Would you write out the listing verbatim and skip every picture in it?

- Material -

** begin **

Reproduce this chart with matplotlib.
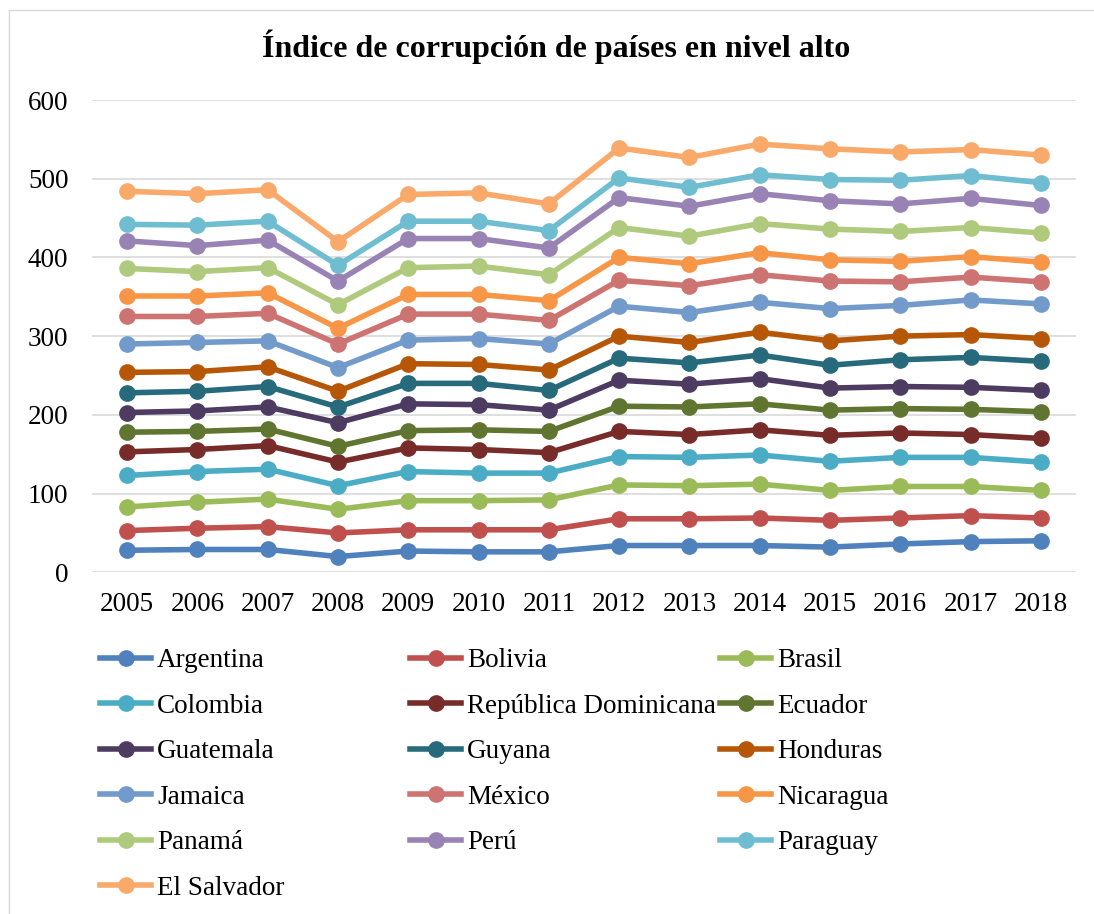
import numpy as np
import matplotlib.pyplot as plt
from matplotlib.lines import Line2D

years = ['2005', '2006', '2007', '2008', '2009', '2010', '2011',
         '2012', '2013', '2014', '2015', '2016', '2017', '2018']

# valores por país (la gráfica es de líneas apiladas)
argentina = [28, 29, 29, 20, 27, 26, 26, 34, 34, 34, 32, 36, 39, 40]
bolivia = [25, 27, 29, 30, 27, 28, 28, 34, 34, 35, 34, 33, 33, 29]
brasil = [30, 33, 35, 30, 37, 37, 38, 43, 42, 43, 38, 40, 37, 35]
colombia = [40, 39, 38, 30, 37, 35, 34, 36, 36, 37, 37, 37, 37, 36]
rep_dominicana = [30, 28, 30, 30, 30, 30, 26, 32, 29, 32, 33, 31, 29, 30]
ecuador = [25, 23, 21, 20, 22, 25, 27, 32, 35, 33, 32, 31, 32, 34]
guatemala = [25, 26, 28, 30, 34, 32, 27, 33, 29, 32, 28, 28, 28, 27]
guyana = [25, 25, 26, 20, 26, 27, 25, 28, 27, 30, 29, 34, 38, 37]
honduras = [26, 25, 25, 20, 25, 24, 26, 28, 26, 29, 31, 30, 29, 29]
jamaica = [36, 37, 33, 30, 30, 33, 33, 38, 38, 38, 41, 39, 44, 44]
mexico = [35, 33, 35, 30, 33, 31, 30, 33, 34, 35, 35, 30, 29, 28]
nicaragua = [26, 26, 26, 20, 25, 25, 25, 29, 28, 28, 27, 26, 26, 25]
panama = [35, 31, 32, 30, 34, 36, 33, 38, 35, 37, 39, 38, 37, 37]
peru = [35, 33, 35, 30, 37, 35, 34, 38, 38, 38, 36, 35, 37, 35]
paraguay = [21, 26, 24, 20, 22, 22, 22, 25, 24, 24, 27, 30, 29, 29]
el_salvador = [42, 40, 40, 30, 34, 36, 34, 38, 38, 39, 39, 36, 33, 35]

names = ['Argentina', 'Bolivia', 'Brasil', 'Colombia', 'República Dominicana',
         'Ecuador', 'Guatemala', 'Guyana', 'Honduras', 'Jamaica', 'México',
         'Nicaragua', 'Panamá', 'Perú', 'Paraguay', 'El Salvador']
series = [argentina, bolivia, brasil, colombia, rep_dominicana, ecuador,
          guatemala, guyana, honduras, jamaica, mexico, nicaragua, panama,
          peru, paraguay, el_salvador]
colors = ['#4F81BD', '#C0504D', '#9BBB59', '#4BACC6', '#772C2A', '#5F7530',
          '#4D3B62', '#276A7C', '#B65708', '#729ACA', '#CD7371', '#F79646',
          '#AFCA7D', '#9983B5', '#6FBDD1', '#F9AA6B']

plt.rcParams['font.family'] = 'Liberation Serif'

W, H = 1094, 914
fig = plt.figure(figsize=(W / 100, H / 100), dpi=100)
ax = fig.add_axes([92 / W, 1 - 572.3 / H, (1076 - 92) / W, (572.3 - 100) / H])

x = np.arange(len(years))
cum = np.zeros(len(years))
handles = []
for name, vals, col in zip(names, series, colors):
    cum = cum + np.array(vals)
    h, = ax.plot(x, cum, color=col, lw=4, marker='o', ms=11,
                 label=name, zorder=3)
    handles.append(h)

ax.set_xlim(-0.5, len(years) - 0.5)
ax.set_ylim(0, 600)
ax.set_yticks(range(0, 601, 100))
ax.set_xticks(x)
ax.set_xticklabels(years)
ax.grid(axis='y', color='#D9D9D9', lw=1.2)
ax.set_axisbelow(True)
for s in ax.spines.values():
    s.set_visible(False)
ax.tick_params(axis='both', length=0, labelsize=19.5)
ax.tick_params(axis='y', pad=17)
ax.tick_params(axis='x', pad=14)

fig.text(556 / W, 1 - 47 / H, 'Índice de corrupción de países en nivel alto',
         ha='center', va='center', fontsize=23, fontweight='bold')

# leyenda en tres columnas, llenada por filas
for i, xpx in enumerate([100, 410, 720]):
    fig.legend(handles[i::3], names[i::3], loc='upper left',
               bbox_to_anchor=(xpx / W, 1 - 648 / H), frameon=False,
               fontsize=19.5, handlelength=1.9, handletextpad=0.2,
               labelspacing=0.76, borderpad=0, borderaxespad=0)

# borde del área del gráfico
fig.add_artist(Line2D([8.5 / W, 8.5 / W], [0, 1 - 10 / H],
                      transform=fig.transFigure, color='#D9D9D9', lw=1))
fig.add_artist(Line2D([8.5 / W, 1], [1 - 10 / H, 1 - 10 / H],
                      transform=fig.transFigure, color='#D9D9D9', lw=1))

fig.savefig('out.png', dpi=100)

** end **

- Answer for the task -
Reproduce this chart with matplotlib.
import numpy as np
import matplotlib.pyplot as plt
from matplotlib.lines import Line2D

years = ['2005', '2006', '2007', '2008', '2009', '2010', '2011',
         '2012', '2013', '2014', '2015', '2016', '2017', '2018']

# valores por país (la gráfica es de líneas apiladas)
argentina = [28, 29, 29, 20, 27, 26, 26, 34, 34, 34, 32, 36, 39, 40]
bolivia = [25, 27, 29, 30, 27, 28, 28, 34, 34, 35, 34, 33, 33, 29]
brasil = [30, 33, 35, 30, 37, 37, 38, 43, 42, 43, 38, 40, 37, 35]
colombia = [40, 39, 38, 30, 37, 35, 34, 36, 36, 37, 37, 37, 37, 36]
rep_dominicana = [30, 28, 30, 30, 30, 30, 26, 32, 29, 32, 33, 31, 29, 30]
ecuador = [25, 23, 21, 20, 22, 25, 27, 32, 35, 33, 32, 31, 32, 34]
guatemala = [25, 26, 28, 30, 34, 32, 27, 33, 29, 32, 28, 28, 28, 27]
guyana = [25, 25, 26, 20, 26, 27, 25, 28, 27, 30, 29, 34, 38, 37]
honduras = [26, 25, 25, 20, 25, 24, 26, 28, 26, 29, 31, 30, 29, 29]
jamaica = [36, 37, 33, 30, 30, 33, 33, 38, 38, 38, 41, 39, 44, 44]
mexico = [35, 33, 35, 30, 33, 31, 30, 33, 34, 35, 35, 30, 29, 28]
nicaragua = [26, 26, 26, 20, 25, 25, 25, 29, 28, 28, 27, 26, 26, 25]
panama = [35, 31, 32, 30, 34, 36, 33, 38, 35, 37, 39, 38, 37, 37]
peru = [35, 33, 35, 30, 37, 35, 34, 38, 38, 38, 36, 35, 37, 35]
paraguay = [21, 26, 24, 20, 22, 22, 22, 25, 24, 24, 27, 30, 29, 29]
el_salvador = [42, 40, 40, 30, 34, 36, 34, 38, 38, 39, 39, 36, 33, 35]

names = ['Argentina', 'Bolivia', 'Brasil', 'Colombia', 'República Dominicana',
         'Ecuador', 'Guatemala', 'Guyana', 'Honduras', 'Jamaica', 'México',
         'Nicaragua', 'Panamá', 'Perú', 'Paraguay', 'El Salvador']
series = [argentina, bolivia, brasil, colombia, rep_dominicana, ecuador,
          guatemala, guyana, honduras, jamaica, mexico, nicaragua, panama,
          peru, paraguay, el_salvador]
colors = ['#4F81BD', '#C0504D', '#9BBB59', '#4BACC6', '#772C2A', '#5F7530',
          '#4D3B62', '#276A7C', '#B65708', '#729ACA', '#CD7371', '#F79646',
          '#AFCA7D', '#9983B5', '#6FBDD1', '#F9AA6B']

plt.rcParams['font.family'] = 'Liberation Serif'

W, H = 1094, 914
fig = plt.figure(figsize=(W / 100, H / 100), dpi=100)
ax = fig.add_axes([92 / W, 1 - 572.3 / H, (1076 - 92) / W, (572.3 - 100) / H])

x = np.arange(len(years))
cum = np.zeros(len(years))
handles = []
for name, vals, col in zip(names, series, colors):
    cum = cum + np.array(vals)
    h, = ax.plot(x, cum, color=col, lw=4, marker='o', ms=11,
                 label=name, zorder=3)
    handles.append(h)

ax.set_xlim(-0.5, len(years) - 0.5)
ax.set_ylim(0, 600)
ax.set_yticks(range(0, 601, 100))
ax.set_xticks(x)
ax.set_xticklabels(years)
ax.grid(axis='y', color='#D9D9D9', lw=1.2)
ax.set_axisbelow(True)
for s in ax.spines.values():
    s.set_visible(False)
ax.tick_params(axis='both', length=0, labelsize=19.5)
ax.tick_params(axis='y', pad=17)
ax.tick_params(axis='x', pad=14)

fig.text(556 / W, 1 - 47 / H, 'Índice de corrupción de países en nivel alto',
         ha='center', va='center', fontsize=23, fontweight='bold')

# leyenda en tres columnas, llenada por filas
for i, xpx in enumerate([100, 410, 720]):
    fig.legend(handles[i::3], names[i::3], loc='upper left',
               bbox_to_anchor=(xpx / W, 1 - 648 / H), frameon=False,
               fontsize=19.5, handlelength=1.9, handletextpad=0.2,
               labelspacing=0.76, borderpad=0, borderaxespad=0)

# borde del área del gráfico
fig.add_artist(Line2D([8.5 / W, 8.5 / W], [0, 1 - 10 / H],
                      transform=fig.transFigure, color='#D9D9D9', lw=1))
fig.add_artist(Line2D([8.5 / W, 1], [1 - 10 / H, 1 - 10 / H],
                      transform=fig.transFigure, color='#D9D9D9', lw=1))

fig.savefig('out.png', dpi=100)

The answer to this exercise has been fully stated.